Philip Larkin, Part I: the Sad Man
Twenty-five years after his death, Philip Larkin’s poetry still resonates.
August 13, 2010 - 11:24 pm
Modern poets who are popular and first-rate, who are read by people who read poetry and by those who normally don’t, who are conservative but appeal to both Left and Right, and who write in traditional rhyme and meter rather than free verse, are, to put it mildly, rare and unusual beings.
Enter Philip Larkin, British subject, who died in 1985 at the age of 63. He was a contemporary of Ted Hughes (who married Sylvia Plath — ’nuff said), and Thom Gunn (who moved to San Francisco and became California’s poet laureate of motorbikes and gay bath houses). In Britain, where Larkin was named the greatest English writer (not just poet) of the post-war period, the 25th anniversary of his death is being treated as a very big deal. The question before the panel is: Why?
Here’s a theory. We are in difficult times and the common perception, fair or not, is that too many poets are disengaged from ordinary life. Not so Larkin, who told his publisher he hoped people would talk about his poems in pubs. Although he never pretended to be a “man of the people,” his poems rarely stray far from what most of us think and worry about. Such as:
- Sex (Other people having it, mostly): “High Windows.”
- Money (Should have invested better): “Money.”
- Work (The old 9-5): “Toads.”
- Unemployment (Dreaded): “Toads Revisited.”
- Faith (Not much — unfortunately): “Church Going.”

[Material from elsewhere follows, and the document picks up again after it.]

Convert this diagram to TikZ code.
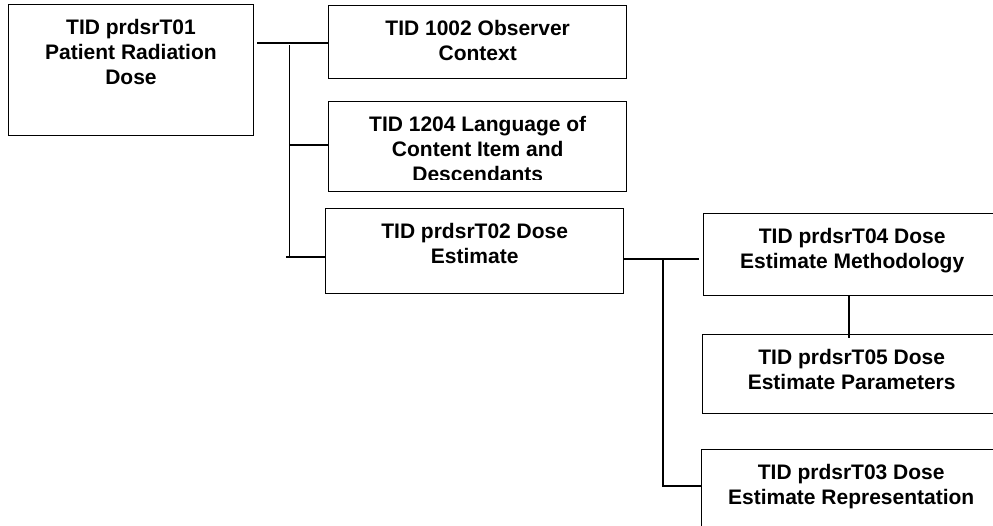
\documentclass[tikz,border=0pt]{standalone}
\usepackage{fontspec}
\setmainfont{Liberation Sans}
\usepackage{tikz}
\usetikzlibrary{calc}
\tikzset{
  tidbox/.style={draw=black,line width=1.4pt,inner sep=0pt,anchor=north west},
  tidtext/.style={anchor=north,align=center,inner sep=0pt,yshift=-15pt,
    font=\fontsize{21}{25}\selectfont\bfseries},
  link/.style={line width=1.8pt}
}

\begin{document}
\begin{tikzpicture}[x=1pt,y=-1pt]
    \useasboundingbox (0,0) rectangle (993,525);
    \clip (0,0) rectangle (993,525);
    \node[tidbox,minimum width=245.5pt,minimum height=131pt] (t01) at (7.5,4) {};
    \node[tidbox,minimum width=298pt,minimum height=73pt] (t1002) at (328,5) {};
    \node[tidbox,minimum width=298pt,minimum height=90pt] (t1204) at (328,101) {};
    \node[tidbox,minimum width=298pt,minimum height=85pt] (t02) at (325,208) {};
    \node[tidbox,minimum width=297pt,minimum height=82pt] (t04) at (703,213) {};
    \node[tidbox,minimum width=298pt,minimum height=79pt] (t05) at (702,334) {};
    \node[tidbox,minimum width=299pt,minimum height=95pt] (t03) at (701,449) {};
    \node[tidtext] (t01txt) at (t01.north) {TID prdsrT01\\Patient Radiation\\Dose};
    \node[tidtext] (t1002txt) at (t1002.north) {TID 1002 Observer\\Context};
    \begin{scope}
      \clip (t1204.north west) rectangle ($(t1204.south east)+(0,-13)$);
      \node[tidtext] (t1204txt) at (t1204.north) {TID 1204 Language of\\Content Item and\\Descendants};
    \end{scope}
    \node[tidtext] (t02txt) at (t02.north) {TID prdsrT02 Dose\\Estimate};
    \node[tidtext] (t04txt) at (t04.north) {TID prdsrT04 Dose\\Estimate Methodology};
    \node[tidtext] (t05txt) at (t05.north) {TID prdsrT05 Dose\\Estimate Parameters};
    \node[tidtext] (t03txt) at (t03.north) {TID prdsrT03 Dose\\Estimate Representation};
    \coordinate (ta) at (289.5,45);
    \coordinate (tb) at (286,257);
    \coordinate (tc) at (663,259);
    \coordinate (td) at (663,486);
    \draw[link] ($(t01.east |- 0,43)+(3,0)$) -- (t1002.west |- 0,43);
    \draw[link] (ta) -- (ta |- tb);
    \draw[link] (ta |- 0,145) -- (t1204.west |- 0,145);
    \draw[link] (tb) -- (t02.west |- tb);
    \draw[link] (t02.east |- tc) -- ($(t04.west |- tc)+(-4.5,0)$);
    \draw[link] (tc) -- (td) -- (t03.west |- td);
    \draw[link] (t04.south -| 849,0) -- ($(t05.north -| 849,0)+(0,4)$);
\end{tikzpicture}
\end{document}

- Aging (Teenagers, thickening waistlines): “Afternoons.”
- Shopping (Women, clothes, dreams of romance): “The Large Cool Store.”
- Selfishness (No, I don’t want to come to your damn party): “Vers de Société.”
- Marriage (What do you say to someone you’ve lived with half your life that’s both honest and kind?): “Talking in Bed.”
- Screwing up big time (And ending up fucked): “Mr. Bleaney.”
- Modern world (Everything’s going to Hell): “Going, Going.”
- Love: (“In everyone there sleeps / A sense of life lived according to love”): “Faith Healing.”
- Death (And you thought Hannibal Lecter was scary): “Aubade.”
Another theory is Larkin’s ability to nail a subject (and his poems always have subjects), even when it’s as large as the mystery of life itself. Take the deliciously haunting “Days”:
What are days for? Days are where we live. They come, they wake us Time and time over. They are to be happy in: Where can we live but days? Ah, solving that question Brings the priest and the doctor In their long coats Running over the fields.
In life, Larkin ditched the priest and feared the doctor. Despite the realization that days “are to be happy in,” he wrote obsessively about Death, Disappointment, and Failure (his Three Muses). A lifelong bachelor (and not a handsome one, either), he left no heirs, no surprise when you consider the opening quatrain of his most infamous poem, “This Be the Verse.” Once you’ve read it a couple of times, it’s hard to get it out of your head.
They fuck you up, your mum and dad, They may not mean to, but they do. They fill you with the faults they had, And add some extra, just for you.
To say that Larkin saw the glass as half-empty would be an insult to his eyesight, even if he did wear prescription lenses so thick they looked like goggles strapped to a bald head. The glass was mostly a quarter full, and there must have been times when it was bone dry. His output was slim. Like the similarly frugal American poet Elizabeth Bishop — or to take a pop culture counterpart, Leonard Cohen — he was a perfectionist willing to slave over a poem for years before presenting it to the public.
But he had a profession, as university librarian at the University of Hull, a city in Yorkshire whose most obvious rhyme is — inescapably — “dull.” His was not a minor job (he was considered one of the best librarians in Britain), and it kept him from having to teach workshops, chase grants, and cozy up to powerful editors.